Les banques françaises s'acquittent de leur dette envers l'État

Par latribune.fr  |   |  804  mots
La Tribune Infographie / SSAULNIER
Avec le remboursement prochain par BPCE de ses aides, le secteur bancaire hexagonal s'émancipe enfin de la tutelle publique. Seule la franco-belge Dexia, partiellement nationalisée, n'a pas payé son dû à l'État.

Dans quelques semaines, toutes les banques hexagonales, à l'exception de la franco-belge Dexia, se seront libérées de la tutelle de l'État. Mercredi, BPCE a fait savoir que les 2,2 milliards d'euros encore dus seraient remboursés avant la fin du mois de mars. Le groupe bancaire né de l'union des Caisses d'Épargne et des Banques Populaires avait reçu 7,05 milliards d'euros dans le cadre du plan de soutien public mis en place au lendemain de la faillite de Lehman Brothers.

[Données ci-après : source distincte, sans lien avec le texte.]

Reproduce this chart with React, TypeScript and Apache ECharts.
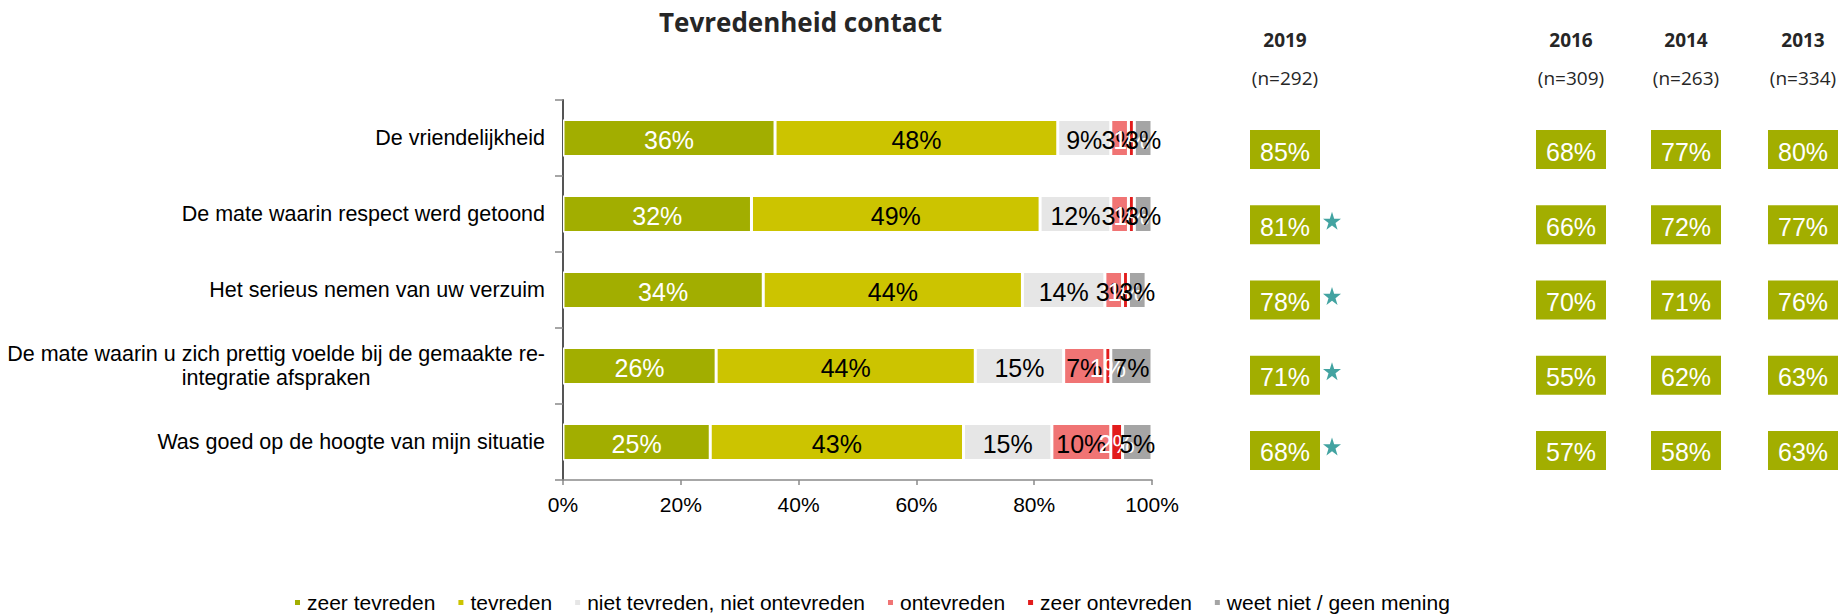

À la fin de l'année 2008, en pleine crise de liquidité, toutes les banques françaises avaient eu recours au dispositif de l'État. En l'espace de quelques mois, elles avaient bénéficié de 76,9 milliards d'euros de prêts garantis et de 20,75 milliards d'apports en fonds propres, sous la forme de titres hybrides ou d'actions de préférence. Dexia, pour sa part, avait vu l'État entrer directement à son capital. À l'automne 2009, BNP Paribas, Société Générale, Crédit Agricole et Crédit Mutuel s'étaient acquittées de leur dû, rendant 12,7 milliards d'euros. Dix-huit mois plus tard, c'est donc au tour de BPCE, dernier grand débiteur de l'État, de rembourser le solde de ses aides. Le secteur bancaire hexagonal ne sera ainsi plus soumis aux contraintes imposées par les autorités publiques sur la distribution du crédit ou le contrôle des rémunérations.

1,59 milliard d'euros d'intérêts versés à l'Etat

Du côté du Trésor français, l'heure des comptes est venue. Au total, le plan de soutien aura permis de faire entrer environ 3 milliards d'euros dans ses caisses, dont 1,59 milliard d'intérêts et 1,4 milliard de rémunération de sa garantie. BPCE aura été le plus gros contributeur, avec 815 millions de coupons payés. Toutefois, ces sommes ne correspondent pas à un gain net. D'abord, l'argent apporté aux banques a été emprunté sur les marchés, entraînant une charge évaluée à 132 millions d'euros. Ensuite, comme l'a noté un rapport de la Cour des comptes publié en 2010, des coûts indirects sont susceptibles « d'amoindrir progressivement ce bénéfice ». Et de soulever la question de la participation de 1 milliard d'euros de l'État dans Dexia, qui souffre d'une moins-value latente de 675 millions.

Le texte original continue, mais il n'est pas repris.